The most
difficult grief I have ever
experienced was the loss of my family – wife and my role as a live-in father.
Some might wonder why the recent loss of Nathanael hasn’t been a tougher grief;
there are many possible reasons and I really have no idea what reasons they
would be and the combination thereof. But I’m certain being bathed in the prayer
of others has played a major part, as well as how I learned to embrace the
grief initially, and knowing the gospel message is principally about following
Jesus’ example for carrying our cross.
Some who read this article will have been
divorced. Others will be going through such a process that tears brutally at
the identity. Some will be single and may ponder one possible future – not to
mention those who are ‘happily’ married.
I never ever thought I would ever be divorced.
Then again, I never ever realised what loving my wife really meant; I thought
good enough was good enough. But whose definition of good enough is good
enough?
I, like the many who have been blindsided by
divorce, was guttered by it; the worst thing that happened to me turned out for
me to be the best thing, because for the first time in my life I truly
surrendered my life before God. I knew I was no longer the one in control – I never
was.
I wasn’t the husband in that marriage that my
then-wife deserved. I wasn’t bad in all areas, but I was a long way from God.

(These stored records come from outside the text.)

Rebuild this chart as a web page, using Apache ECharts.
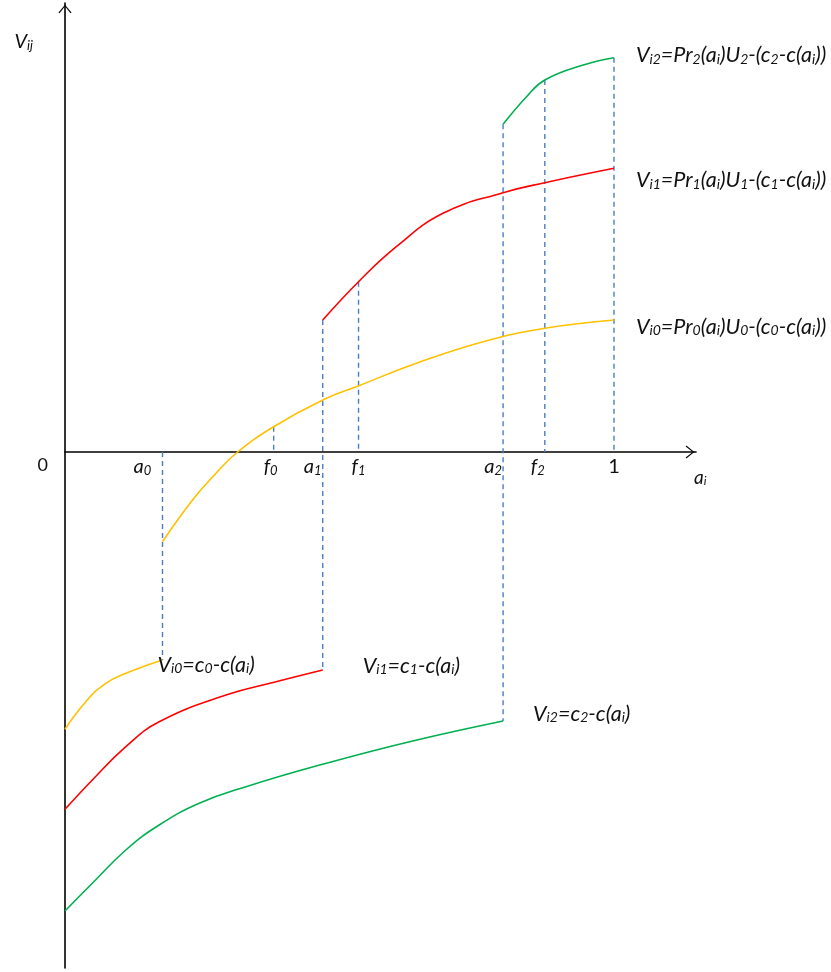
<!DOCTYPE html>
<html><head><meta charset="utf-8">
<script src="https://cdn.jsdelivr.net/npm/echarts@6/dist/echarts.min.js"></script>
<style>html,body{margin:0;padding:0;background:#fff}#c{width:831px;height:972px}</style>
</head><body><div id="c"></div>
<script>
// ---- data ----
const tickValues = [0.1776, 0.3801, 0.4695, 0.5347, 0.798, 0.874, 1];
const tickLabels = ['a_{0}', 'f_{0}', 'a_{1}', 'f_{1}', 'a_{2}', 'f_{2}', '1'];

const upper0 = [[0.1776,-0.897],[0.2323,-0.48],[0.275,-0.213],[0.3144,0.0],[0.3801,0.253],[0.4695,0.52],[0.5352,0.663],[0.64,0.887],[0.7615,1.103],[0.874,1.237],[1,1.32]];
const upper1 = [[0.4695,1.32],[0.5347,1.703],[0.6035,2.053],[0.6885,2.387],[0.798,2.593],[0.874,2.693],[1,2.837]];
const upper2 = [[0.798,3.277],[0.8407,3.553],[0.874,3.72],[0.944,3.87],[1,3.943]];
const lower0 = [[0,-2.773],[0.0378,-2.497],[0.0743,-2.313],[0.1108,-2.213],[0.1776,-2.08]];
const lower1 = [[0,-3.573],[0.0498,-3.28],[0.1108,-2.947],[0.1715,-2.697],[0.2933,-2.43],[0.3845,-2.297],[0.4695,-2.18]];
const lower2 = [[0,-4.59],[0.0498,-4.313],[0.1108,-3.98],[0.1715,-3.73],[0.2445,-3.513],[0.3297,-3.347],[0.4757,-3.113],[0.6277,-2.897],[0.798,-2.69]];

// dashed guides: [x, yTop, yBottom]
const guides = [[0.1776,0,-2.08],[0.3801,0.253,0],[0.4695,1.32,-2.18],[0.5347,1.703,0],[0.798,3.277,-2.69],[0.874,3.72,0],[1,3.943,0]];

const eqUpper = ['V_{i0}=Pr_{0}(a_{i})U_{0}-(c_{0}-c(a_{i}))','V_{i1}=Pr_{1}(a_{i})U_{1}-(c_{1}-c(a_{i}))','V_{i2}=Pr_{2}(a_{i})U_{2}-(c_{2}-c(a_{i}))'];
const eqLower = ['V_{i0}=c_{0}-c(a_{i})','V_{i1}=c_{1}-c(a_{i})','V_{i2}=c_{2}-c(a_{i})'];

const yMin = -5.16, yMax = 4.49;

// ---- helpers ----
function rich(str, mk, sk) {
  mk = mk || 'm'; sk = sk || 's';
  let out = '', last = 0, m; const re = /_\{([^}]*)\}/g;
  while ((m = re.exec(str))) {
    if (m.index > last) out += '{' + mk + '|' + str.slice(last, m.index) + '}';
    out += '{' + sk + '|' + m[1] + '}';
    last = re.lastIndex;
  }
  if (last < str.length) out += '{' + mk + '|' + str.slice(last) + '}';
  return out;
}
const FONT = 'Lato';
function richStyles(main, sub) {
  return {
    m: {fontFamily: FONT, fontStyle: 'italic', fontSize: main, color: '#111', verticalAlign: 'bottom', lineHeight: main + 4},
    s: {fontFamily: FONT, fontStyle: 'italic', fontSize: sub, color: '#111', verticalAlign: 'bottom', lineHeight: sub},
    n: {fontFamily: FONT, fontSize: main, color: '#111', verticalAlign: 'bottom', lineHeight: main + 4}
  };
}
const tickShift = [40, 6, 20, 0, 20, 14, 0];
const tickRich = richStyles(20, 13);
tickShift.forEach((w, i) => { tickRich['g' + i] = {width: w, fontSize: 10}; });

const arrowPath = 'path://M9,0 L18,11 L16.6,12 L9,2.3 L1.4,12 L0,11 Z';
const colors = {y: '#FFC000', r: '#FF0000', g: '#00B050', d: '#4A7CC4'};

function curve(data, color, label, rs, offset) {
  return {
    type: 'line', data: data, smooth: 0.45, showSymbol: false, symbol: 'none',
    lineStyle: {color: color, width: 1.6}, silent: true, z: 3,
    endLabel: {show: true, formatter: rich(label), rich: rs, distance: 0, offset: offset}
  };
}

const series = [];
guides.forEach(g => {
  series.push({type: 'line', data: [[g[0], g[1]], [g[0], g[2]]], showSymbol: false, symbol: 'none', silent: true, z: 2,
    lineStyle: {color: colors.d, width: 1.4, type: [5, 4]}});
});
const eqRich = richStyles(21.5, 14);
series.push(curve(upper0, colors.y, eqUpper[0], eqRich, [22, 5]));
series.push(curve(upper1, colors.r, eqUpper[1], eqRich, [22, 10]));
series.push(curve(upper2, colors.g, eqUpper[2], eqRich, [22, -4]));
series.push(curve(lower0, colors.y, eqLower[0], eqRich, [-5, 3]));
series.push(curve(lower1, colors.r, eqLower[1], eqRich, [40, -6]));
series.push(curve(lower2, colors.g, eqLower[2], eqRich, [30, -9]));

const gridTop = 3, gridBottom = 4, H = 972;
const gridH = H - gridTop - gridBottom;
// distance from grid bottom up to the zero line (x axis sits on y = 0)
const zeroOffset = gridH * (0 - yMin) / (yMax - yMin);

const chart = echarts.init(document.getElementById('c'), null, {renderer: 'canvas'});
chart.setOption({
  animation: false,
  backgroundColor: '#fff',
  grid: {left: 65, right: 135, top: gridTop, bottom: gridBottom, containLabel: false, outerBoundsMode: 'none'},
  xAxis: {
    type: 'value', min: 0, max: 1.1494, position: 'bottom', offset: -zeroOffset,
    name: rich('a_{i}'), nameLocation: 'end', nameGap: -2,
    nameTextStyle: {align: 'left', verticalAlign: 'top', padding: [12, 0, 0, 0], rich: richStyles(19, 12)},
    axisLine: {show: true, onZero: false, lineStyle: {color: '#000', width: 1.6}, symbol: ['none', arrowPath], symbolSize: [13, 12], symbolOffset: [0, -6]},
    axisTick: {show: false},
    splitLine: {show: false},
    axisLabel: {
      customValues: tickValues, margin: 1, rich: tickRich,
      formatter: function (v) {
        let idx = 0, best = 1e9;
        tickValues.forEach((t, i) => { if (Math.abs(t - v) < best) { best = Math.abs(t - v); idx = i; } });
        const lab = tickLabels[idx];
        const body = lab.indexOf('_') >= 0 ? rich(lab) : '{n|' + lab + '}';
        return tickShift[idx] > 0 ? body + '{g' + idx + '| }' : body;
      }
    }
  },
  yAxis: {
    type: 'value', min: yMin, max: yMax,
    name: rich('V_{ij}'), nameLocation: 'end', nameGap: -37,
    nameTextStyle: {align: 'right', verticalAlign: 'middle', padding: [0, 32, 0, 0], rich: richStyles(20, 13)},
    axisLine: {show: true, onZero: false, lineStyle: {color: '#000', width: 1.6}, symbol: ['none', arrowPath], symbolSize: [13, 12], symbolOffset: [0, -6]},
    axisTick: {show: false},
    splitLine: {show: false},
    axisLabel: {customValues: [0], formatter: () => '0', margin: 17, verticalAlign: 'top', padding: [4, 0, 0, 0], fontFamily: FONT, fontSize: 18, color: '#111'}
  },
  series: series
});
</script></body></html>
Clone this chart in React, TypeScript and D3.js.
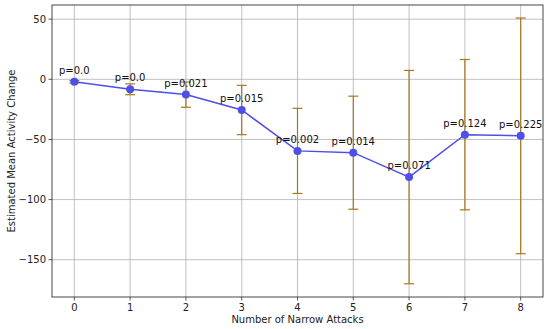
import React from "react";
import * as d3 from "d3";

const attacks = [0, 1, 2, 3, 4, 5, 6, 7, 8];
const meanChange = [-2, -8.3, -12.7, -25.5, -59.5, -61, -81.3, -46, -47];
const errHalf = [1, 4.5, 10.5, 20.5, 35.4, 47, 88.7, 62.5, 98];
const pLabels = ["p=0.0", "p=0.0", "p=0.021", "p=0.015", "p=0.002", "p=0.014", "p=0.071", "p=0.124", "p=0.225"];
const yTicks = [-150, -100, -50, 0, 50];

const W = 550, H = 329;
const M = { left: 52, right: 7, top: 5, bottom: 32 };

export default function App() {
  const x = d3.scaleLinear().domain([-0.4, 8.4]).range([M.left, W - M.right]);
  const y = d3.scaleLinear().domain([-181, 61.8]).range([H - M.bottom, M.top]);
  const line = d3.line<number>().x((_, i) => x(attacks[i])).y((d) => y(d));
  const font = "DejaVu Sans, sans-serif";
  const errColor = "#a8781f";
  const lineColor = "#4e4ee8";
  return (
    <svg width={W} height={H} style={{ position: "absolute", left: 0, top: 0 }} fontFamily={font}>
      <rect width={W} height={H} fill="white" />
      {attacks.map((a) => (
        <line key={"gx" + a} x1={x(a)} x2={x(a)} y1={M.top} y2={H - M.bottom} stroke="#b0b0b0" strokeWidth={0.8} />
      ))}
      {yTicks.map((t) => (
        <line key={"gy" + t} x1={M.left} x2={W - M.right} y1={y(t)} y2={y(t)} stroke="#b0b0b0" strokeWidth={0.8} />
      ))}
      {attacks.map((a, i) => (
        <g key={"e" + a} stroke={errColor} strokeWidth={1.2}>
          <line x1={x(a)} x2={x(a)} y1={y(meanChange[i] + errHalf[i])} y2={y(meanChange[i] - errHalf[i])} />
          <line x1={x(a) - 5} x2={x(a) + 5} y1={y(meanChange[i] + errHalf[i])} y2={y(meanChange[i] + errHalf[i])} />
          <line x1={x(a) - 5} x2={x(a) + 5} y1={y(meanChange[i] - errHalf[i])} y2={y(meanChange[i] - errHalf[i])} />
        </g>
      ))}
      <path d={line(meanChange) || ""} fill="none" stroke={lineColor} strokeWidth={1.5} />
      {attacks.map((a, i) => (
        <circle key={"c" + a} cx={x(a)} cy={y(meanChange[i])} r={4} fill={lineColor} />
      ))}
      {attacks.map((a, i) => (
        <text key={"t" + a} x={x(a)} y={y(meanChange[i]) - 8} textAnchor="middle" fontSize={10} fill="#111">
          {pLabels[i]}
        </text>
      ))}
      <rect x={M.left} y={M.top} width={W - M.right - M.left} height={H - M.bottom - M.top} fill="none" stroke="#333" strokeWidth={0.9} />
      {attacks.map((a) => (
        <g key={"xt" + a}>
          <line x1={x(a)} x2={x(a)} y1={H - M.bottom} y2={H - M.bottom + 3.5} stroke="#333" strokeWidth={0.8} />
          <text x={x(a)} y={H - M.bottom + 14} textAnchor="middle" fontSize={10} fill="#222">{a}</text>
        </g>
      ))}
      {yTicks.map((t) => (
        <g key={"yt" + t}>
          <line x1={M.left - 3.5} x2={M.left} y1={y(t)} y2={y(t)} stroke="#333" strokeWidth={0.8} />
          <text x={M.left - 6} y={y(t) + 3.5} textAnchor="end" fontSize={10} fill="#222">{t < 0 ? "\u2212" + Math.abs(t) : t}</text>
        </g>
      ))}
      <text x={(M.left + W - M.right) / 2} y={323} textAnchor="middle" fontSize={10} fill="#222">Number of Narrow Attacks</text>
      <text transform={`translate(15,${(M.top + H - M.bottom) / 2}) rotate(-90)`} textAnchor="middle" fontSize={10} fill="#222">Estimated Mean Activity Change</text>
    </svg>
  );
}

The truth is a hard road can be the best
avenue to the better life. It is no cliché that God can make something good out
of a bad situation if and when we truly love him – i.e. when we surrender our
will for his, in obeying him, and so to find the ancient path mapped out for
our lives from before we were conceived.
When we give over our will to do what we know
to be God’s – when we side with love and not hate, when we choose for peace
when we are tempted to fight, and when we choose a faith in a hope for a good
future notwithstanding the present – then we are equipped with every good gift
to make that vision a reality.
Sometimes the worst event can become the very
making of us. It is wisdom when we are guttered by divorce to enter a journey
to be rebuilt by God.
© 2014 S. J. Wickham.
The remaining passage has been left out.